I made this purse to take to a quilt guild meeting (a first for me) and I admit it, I wanted to show off my FMQ skills. Nobody commented on it. That'll teach me!

I do like the size of the bag; perfect for my notebook computer, plenty of pockets and yet not too big. For years I have been lugging around a huge bag so I could be somewhat prepared for mishaps with my kiddos. Now that they can care for themselves better and tote some of their own stuff, it's time to lighten the load!
I'm thinking I'll bind it in black and add a black strip at the top and put straps at the top. The current handle is too flimsy and if I don't have my computer or book in it, the strap's attachment point causes the bag to fold inward.

I could blog more and get more quilting done, but I'd have to give up a lot of time with these three cuties. Especially that little guy there----see those blue eyes and curly hair? There's dimples too! One way or another, they take a lot of my time. It's worth it though in the long run!
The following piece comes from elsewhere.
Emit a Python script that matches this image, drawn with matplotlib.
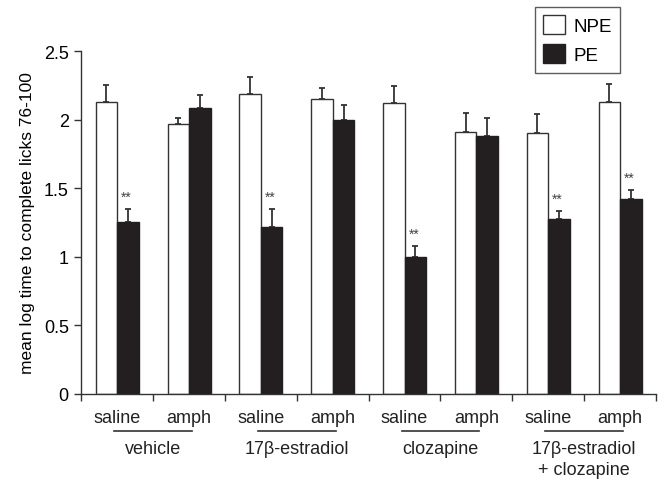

But I do manage to quilt a bit. Gotta love quiet time! We all get a break of 2-3 hours nearly every day from each other. If we didn't, I'd go bonkers for sure, cute, sweet kids or not.

Quilting Studio

Thought I'd share this studio tour here. I like that it's not staged or styled for the video and that she makes good use of a mix of cabinets and tables.

This weekend, I had a wonderful friend come over and stitch in my studio space while I worked on finishing the pattern for my new quilt. Gave me a good reason to tidy things up!